◆ Short problem
The material below holds pictures; leave them out and reproduce exactly the lines from the one with "Recreate this image" through the one with "6.512, 6.548, 6.583, 6.620, 6.656, 6.691]", inclusive.

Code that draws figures
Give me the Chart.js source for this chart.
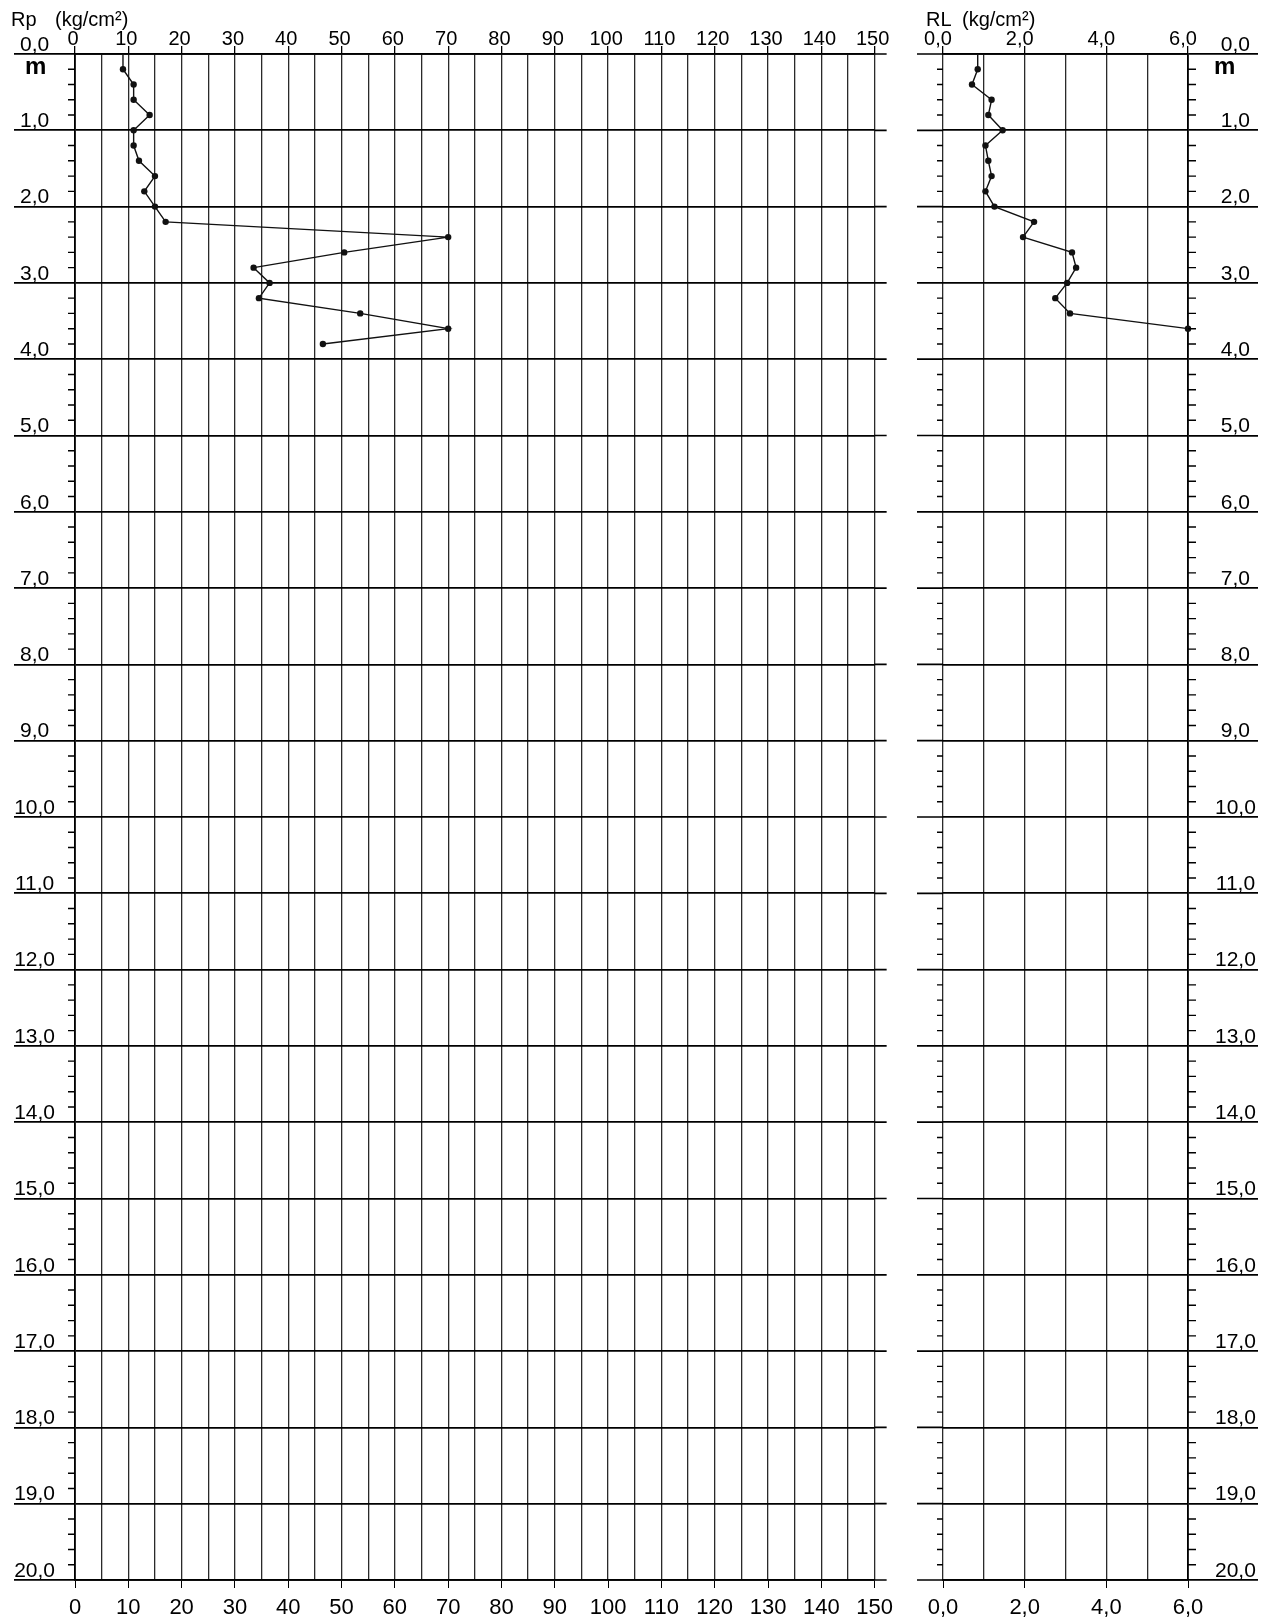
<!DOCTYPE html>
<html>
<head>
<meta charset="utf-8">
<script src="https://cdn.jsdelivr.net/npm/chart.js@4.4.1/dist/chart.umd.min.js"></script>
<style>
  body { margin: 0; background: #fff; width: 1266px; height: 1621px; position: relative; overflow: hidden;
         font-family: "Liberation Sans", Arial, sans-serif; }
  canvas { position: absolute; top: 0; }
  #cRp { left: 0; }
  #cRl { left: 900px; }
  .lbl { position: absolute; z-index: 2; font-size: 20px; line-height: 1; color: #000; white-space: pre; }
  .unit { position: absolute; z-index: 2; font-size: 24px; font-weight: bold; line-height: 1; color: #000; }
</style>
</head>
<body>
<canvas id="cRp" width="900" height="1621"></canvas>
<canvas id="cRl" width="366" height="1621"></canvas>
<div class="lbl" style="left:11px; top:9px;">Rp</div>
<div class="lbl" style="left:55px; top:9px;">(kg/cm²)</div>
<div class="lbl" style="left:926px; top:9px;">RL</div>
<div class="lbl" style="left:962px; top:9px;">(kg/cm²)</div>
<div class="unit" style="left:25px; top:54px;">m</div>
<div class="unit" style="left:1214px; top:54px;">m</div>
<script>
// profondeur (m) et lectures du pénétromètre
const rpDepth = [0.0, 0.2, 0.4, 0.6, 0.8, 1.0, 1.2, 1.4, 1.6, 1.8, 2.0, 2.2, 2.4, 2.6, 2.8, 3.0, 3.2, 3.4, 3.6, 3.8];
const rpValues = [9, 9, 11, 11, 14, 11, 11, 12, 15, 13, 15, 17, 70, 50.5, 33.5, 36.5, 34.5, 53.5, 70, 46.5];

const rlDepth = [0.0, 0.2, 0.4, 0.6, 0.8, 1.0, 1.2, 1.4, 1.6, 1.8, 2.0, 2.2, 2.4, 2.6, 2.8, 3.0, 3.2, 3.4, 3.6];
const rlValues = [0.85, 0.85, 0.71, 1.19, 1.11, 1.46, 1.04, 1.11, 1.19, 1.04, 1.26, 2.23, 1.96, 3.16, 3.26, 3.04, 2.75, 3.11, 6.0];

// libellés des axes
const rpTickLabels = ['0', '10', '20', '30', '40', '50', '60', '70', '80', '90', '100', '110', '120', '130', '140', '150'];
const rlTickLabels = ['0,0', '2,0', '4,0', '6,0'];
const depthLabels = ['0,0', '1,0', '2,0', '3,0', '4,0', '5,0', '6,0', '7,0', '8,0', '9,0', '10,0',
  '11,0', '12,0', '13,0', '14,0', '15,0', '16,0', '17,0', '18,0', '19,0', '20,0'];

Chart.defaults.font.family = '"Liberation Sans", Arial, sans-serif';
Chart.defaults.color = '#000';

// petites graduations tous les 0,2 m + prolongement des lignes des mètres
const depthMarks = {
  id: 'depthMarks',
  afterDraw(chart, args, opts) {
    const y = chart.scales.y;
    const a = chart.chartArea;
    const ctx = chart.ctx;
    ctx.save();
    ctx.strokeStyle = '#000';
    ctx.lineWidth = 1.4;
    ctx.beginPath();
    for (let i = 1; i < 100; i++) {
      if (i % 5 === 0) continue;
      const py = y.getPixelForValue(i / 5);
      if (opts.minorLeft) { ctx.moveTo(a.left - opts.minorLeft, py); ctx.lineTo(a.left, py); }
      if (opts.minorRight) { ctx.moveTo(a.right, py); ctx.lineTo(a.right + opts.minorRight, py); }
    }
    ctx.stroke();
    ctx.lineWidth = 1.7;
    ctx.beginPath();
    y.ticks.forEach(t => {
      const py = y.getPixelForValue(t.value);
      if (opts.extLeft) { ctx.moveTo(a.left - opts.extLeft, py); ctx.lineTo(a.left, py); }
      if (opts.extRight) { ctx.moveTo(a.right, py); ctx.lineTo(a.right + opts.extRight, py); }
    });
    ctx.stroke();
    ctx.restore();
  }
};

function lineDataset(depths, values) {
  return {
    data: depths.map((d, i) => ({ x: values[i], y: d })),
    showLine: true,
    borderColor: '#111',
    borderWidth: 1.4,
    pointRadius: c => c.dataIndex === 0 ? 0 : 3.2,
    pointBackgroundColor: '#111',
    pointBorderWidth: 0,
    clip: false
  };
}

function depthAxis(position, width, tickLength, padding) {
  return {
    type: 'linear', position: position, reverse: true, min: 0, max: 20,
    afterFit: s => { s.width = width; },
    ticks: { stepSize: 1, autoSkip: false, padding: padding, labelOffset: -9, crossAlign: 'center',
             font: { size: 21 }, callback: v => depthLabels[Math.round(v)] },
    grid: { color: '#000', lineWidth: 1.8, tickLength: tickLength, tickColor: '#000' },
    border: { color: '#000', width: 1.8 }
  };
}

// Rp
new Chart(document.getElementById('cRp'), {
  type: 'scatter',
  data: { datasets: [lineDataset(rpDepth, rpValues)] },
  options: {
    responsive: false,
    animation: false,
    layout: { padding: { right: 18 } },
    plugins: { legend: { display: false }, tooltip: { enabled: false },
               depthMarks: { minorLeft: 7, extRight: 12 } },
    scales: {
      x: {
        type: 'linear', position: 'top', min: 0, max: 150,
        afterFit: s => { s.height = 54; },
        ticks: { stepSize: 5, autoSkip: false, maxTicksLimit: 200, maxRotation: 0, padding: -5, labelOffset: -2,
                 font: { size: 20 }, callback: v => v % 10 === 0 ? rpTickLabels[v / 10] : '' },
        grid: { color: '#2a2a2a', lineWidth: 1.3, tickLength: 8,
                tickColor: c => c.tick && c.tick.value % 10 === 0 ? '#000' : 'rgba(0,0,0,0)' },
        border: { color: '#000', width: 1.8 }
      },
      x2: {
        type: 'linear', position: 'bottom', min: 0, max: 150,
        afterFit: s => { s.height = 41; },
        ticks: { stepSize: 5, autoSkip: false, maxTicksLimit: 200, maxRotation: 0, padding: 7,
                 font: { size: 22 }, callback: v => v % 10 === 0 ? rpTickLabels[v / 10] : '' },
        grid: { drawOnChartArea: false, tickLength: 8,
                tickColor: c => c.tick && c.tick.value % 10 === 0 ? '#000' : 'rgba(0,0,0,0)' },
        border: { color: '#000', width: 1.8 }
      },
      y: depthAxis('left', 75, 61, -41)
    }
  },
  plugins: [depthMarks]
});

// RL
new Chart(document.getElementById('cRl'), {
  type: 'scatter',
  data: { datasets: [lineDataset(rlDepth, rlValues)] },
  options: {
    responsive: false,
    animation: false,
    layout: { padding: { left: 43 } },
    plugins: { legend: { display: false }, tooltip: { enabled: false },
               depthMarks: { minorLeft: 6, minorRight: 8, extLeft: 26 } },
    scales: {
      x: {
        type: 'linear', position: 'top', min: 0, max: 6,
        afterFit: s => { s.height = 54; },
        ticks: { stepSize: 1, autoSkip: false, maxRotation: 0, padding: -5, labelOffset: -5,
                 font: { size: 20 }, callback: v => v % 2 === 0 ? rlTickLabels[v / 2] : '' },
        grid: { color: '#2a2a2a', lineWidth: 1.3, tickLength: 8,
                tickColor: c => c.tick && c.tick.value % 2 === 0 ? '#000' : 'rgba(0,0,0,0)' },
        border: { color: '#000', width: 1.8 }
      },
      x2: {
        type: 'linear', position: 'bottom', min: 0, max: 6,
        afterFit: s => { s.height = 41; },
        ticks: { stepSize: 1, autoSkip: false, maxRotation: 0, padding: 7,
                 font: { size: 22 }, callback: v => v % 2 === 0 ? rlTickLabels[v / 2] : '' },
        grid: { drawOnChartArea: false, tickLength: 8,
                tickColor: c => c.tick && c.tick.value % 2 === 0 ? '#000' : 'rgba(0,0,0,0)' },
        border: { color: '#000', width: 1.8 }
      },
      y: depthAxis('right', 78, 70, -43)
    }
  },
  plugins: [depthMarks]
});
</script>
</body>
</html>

...

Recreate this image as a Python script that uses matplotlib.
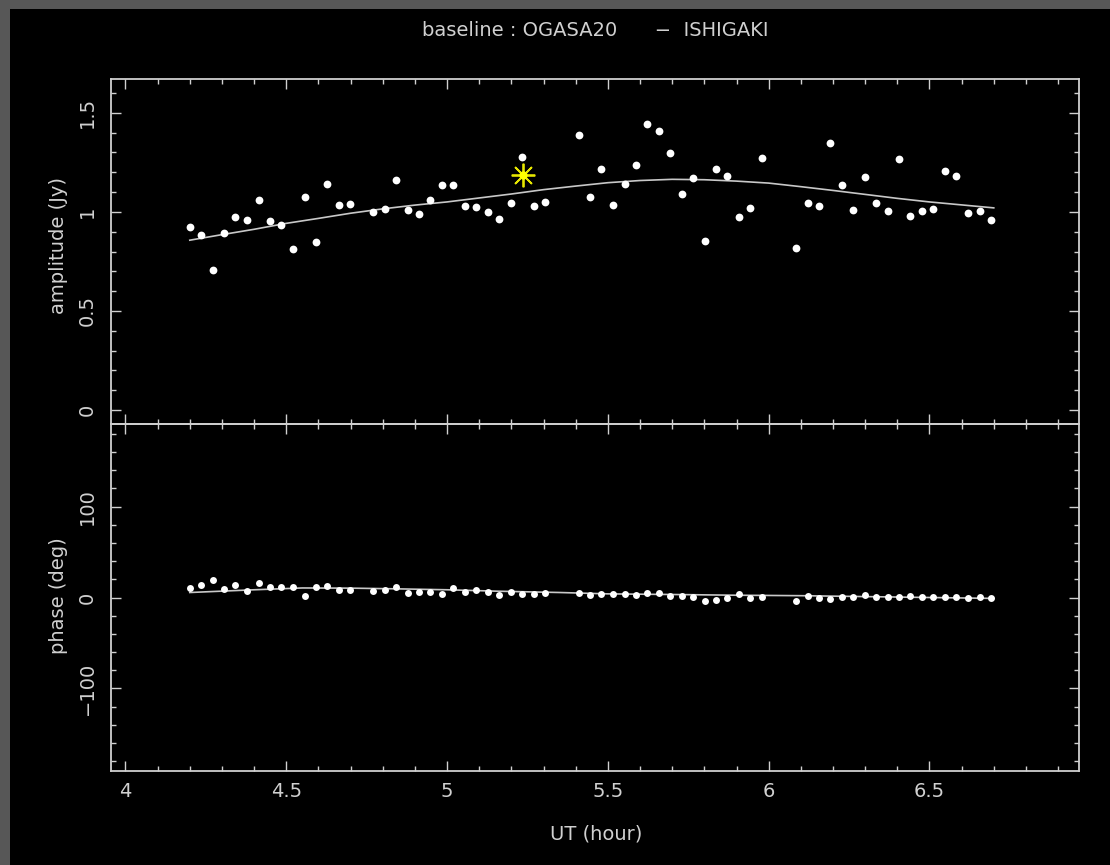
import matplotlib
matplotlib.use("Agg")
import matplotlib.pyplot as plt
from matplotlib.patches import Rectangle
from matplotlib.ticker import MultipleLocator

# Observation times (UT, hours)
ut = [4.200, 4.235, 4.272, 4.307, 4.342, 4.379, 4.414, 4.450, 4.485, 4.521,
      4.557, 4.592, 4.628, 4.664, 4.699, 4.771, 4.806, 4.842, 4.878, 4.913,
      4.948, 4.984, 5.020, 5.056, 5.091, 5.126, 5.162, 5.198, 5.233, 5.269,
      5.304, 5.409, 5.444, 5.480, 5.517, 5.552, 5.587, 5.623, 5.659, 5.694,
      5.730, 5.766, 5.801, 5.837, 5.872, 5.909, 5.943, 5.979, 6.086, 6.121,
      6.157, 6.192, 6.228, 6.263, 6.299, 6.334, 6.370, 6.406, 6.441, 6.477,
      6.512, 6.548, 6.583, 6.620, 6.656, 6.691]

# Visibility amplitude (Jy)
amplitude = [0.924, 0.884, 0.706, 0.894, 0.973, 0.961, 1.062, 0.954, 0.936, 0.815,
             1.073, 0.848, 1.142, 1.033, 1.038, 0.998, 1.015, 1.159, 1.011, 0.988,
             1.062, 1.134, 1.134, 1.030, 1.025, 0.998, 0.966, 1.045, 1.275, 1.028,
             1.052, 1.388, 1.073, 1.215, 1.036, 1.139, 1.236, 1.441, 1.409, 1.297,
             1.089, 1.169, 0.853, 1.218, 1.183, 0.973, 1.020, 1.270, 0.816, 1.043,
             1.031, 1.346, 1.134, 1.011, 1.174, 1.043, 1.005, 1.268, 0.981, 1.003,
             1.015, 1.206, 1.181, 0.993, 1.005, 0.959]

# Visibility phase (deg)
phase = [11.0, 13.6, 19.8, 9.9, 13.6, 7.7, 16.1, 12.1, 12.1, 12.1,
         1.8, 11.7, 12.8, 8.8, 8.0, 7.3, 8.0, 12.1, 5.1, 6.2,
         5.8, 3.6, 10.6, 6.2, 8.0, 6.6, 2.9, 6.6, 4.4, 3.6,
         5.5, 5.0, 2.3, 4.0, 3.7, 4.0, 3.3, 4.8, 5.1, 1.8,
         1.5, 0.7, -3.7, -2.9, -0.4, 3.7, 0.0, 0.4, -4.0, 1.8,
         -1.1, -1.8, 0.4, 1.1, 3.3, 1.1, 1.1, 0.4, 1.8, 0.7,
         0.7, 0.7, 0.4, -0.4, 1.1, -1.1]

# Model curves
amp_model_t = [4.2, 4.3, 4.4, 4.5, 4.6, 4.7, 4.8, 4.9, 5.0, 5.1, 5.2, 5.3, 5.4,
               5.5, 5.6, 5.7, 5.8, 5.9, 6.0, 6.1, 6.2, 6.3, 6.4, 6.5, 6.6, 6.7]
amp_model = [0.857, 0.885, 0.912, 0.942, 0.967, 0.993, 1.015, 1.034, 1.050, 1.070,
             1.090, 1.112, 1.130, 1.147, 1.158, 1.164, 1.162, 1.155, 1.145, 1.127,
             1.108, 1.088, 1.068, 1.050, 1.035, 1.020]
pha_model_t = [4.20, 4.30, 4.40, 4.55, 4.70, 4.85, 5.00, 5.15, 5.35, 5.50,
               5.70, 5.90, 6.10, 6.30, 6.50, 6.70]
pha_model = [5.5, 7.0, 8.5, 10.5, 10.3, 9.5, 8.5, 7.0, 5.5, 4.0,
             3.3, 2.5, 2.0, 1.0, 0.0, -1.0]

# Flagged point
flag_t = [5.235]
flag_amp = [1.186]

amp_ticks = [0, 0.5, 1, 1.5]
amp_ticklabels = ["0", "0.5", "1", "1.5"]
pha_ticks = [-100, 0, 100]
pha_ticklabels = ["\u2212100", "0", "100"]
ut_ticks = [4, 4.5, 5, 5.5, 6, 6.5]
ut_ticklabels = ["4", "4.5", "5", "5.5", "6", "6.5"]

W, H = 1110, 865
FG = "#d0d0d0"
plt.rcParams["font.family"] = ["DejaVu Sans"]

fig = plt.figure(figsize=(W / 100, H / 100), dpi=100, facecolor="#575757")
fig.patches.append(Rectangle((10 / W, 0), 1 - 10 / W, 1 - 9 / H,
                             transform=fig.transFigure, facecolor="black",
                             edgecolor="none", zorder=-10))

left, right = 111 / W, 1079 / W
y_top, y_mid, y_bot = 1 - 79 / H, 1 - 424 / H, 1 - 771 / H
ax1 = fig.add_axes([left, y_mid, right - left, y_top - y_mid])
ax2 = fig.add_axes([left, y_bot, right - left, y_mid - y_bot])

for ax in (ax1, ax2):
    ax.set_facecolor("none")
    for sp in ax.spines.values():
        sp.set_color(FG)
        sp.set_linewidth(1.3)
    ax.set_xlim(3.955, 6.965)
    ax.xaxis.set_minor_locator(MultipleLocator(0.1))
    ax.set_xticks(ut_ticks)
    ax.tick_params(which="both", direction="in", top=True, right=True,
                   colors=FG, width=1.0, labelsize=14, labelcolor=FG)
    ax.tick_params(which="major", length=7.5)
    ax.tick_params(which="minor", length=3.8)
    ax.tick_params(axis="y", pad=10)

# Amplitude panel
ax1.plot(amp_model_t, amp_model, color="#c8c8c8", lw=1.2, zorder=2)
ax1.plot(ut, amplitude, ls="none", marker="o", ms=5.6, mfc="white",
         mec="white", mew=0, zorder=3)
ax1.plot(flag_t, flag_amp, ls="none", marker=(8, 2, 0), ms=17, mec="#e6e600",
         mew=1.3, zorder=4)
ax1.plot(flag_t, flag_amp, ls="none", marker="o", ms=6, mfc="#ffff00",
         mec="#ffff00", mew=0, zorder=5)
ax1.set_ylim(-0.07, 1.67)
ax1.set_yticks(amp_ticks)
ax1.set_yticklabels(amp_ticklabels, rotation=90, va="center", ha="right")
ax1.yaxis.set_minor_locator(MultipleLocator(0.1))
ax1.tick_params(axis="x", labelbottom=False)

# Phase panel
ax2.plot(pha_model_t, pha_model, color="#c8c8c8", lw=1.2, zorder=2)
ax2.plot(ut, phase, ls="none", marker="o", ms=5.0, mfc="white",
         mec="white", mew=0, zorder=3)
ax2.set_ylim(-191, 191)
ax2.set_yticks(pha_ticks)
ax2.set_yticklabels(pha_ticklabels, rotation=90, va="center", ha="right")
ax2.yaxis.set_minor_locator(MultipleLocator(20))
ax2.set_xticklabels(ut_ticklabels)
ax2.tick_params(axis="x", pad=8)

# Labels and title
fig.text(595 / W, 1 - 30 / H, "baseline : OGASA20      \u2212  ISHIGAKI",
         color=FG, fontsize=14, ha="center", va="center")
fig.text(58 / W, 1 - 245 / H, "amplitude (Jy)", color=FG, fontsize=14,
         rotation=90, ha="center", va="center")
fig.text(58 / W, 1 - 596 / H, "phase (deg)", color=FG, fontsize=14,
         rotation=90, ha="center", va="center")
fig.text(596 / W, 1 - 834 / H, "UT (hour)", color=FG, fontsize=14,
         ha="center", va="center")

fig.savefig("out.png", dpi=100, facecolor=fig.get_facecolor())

◆ Solution to the problem
Recreate this image as a Python script that uses matplotlib.
import matplotlib
matplotlib.use("Agg")
import matplotlib.pyplot as plt
from matplotlib.patches import Rectangle
from matplotlib.ticker import MultipleLocator

# Observation times (UT, hours)
ut = [4.200, 4.235, 4.272, 4.307, 4.342, 4.379, 4.414, 4.450, 4.485, 4.521,
      4.557, 4.592, 4.628, 4.664, 4.699, 4.771, 4.806, 4.842, 4.878, 4.913,
      4.948, 4.984, 5.020, 5.056, 5.091, 5.126, 5.162, 5.198, 5.233, 5.269,
      5.304, 5.409, 5.444, 5.480, 5.517, 5.552, 5.587, 5.623, 5.659, 5.694,
      5.730, 5.766, 5.801, 5.837, 5.872, 5.909, 5.943, 5.979, 6.086, 6.121,
      6.157, 6.192, 6.228, 6.263, 6.299, 6.334, 6.370, 6.406, 6.441, 6.477,
      6.512, 6.548, 6.583, 6.620, 6.656, 6.691]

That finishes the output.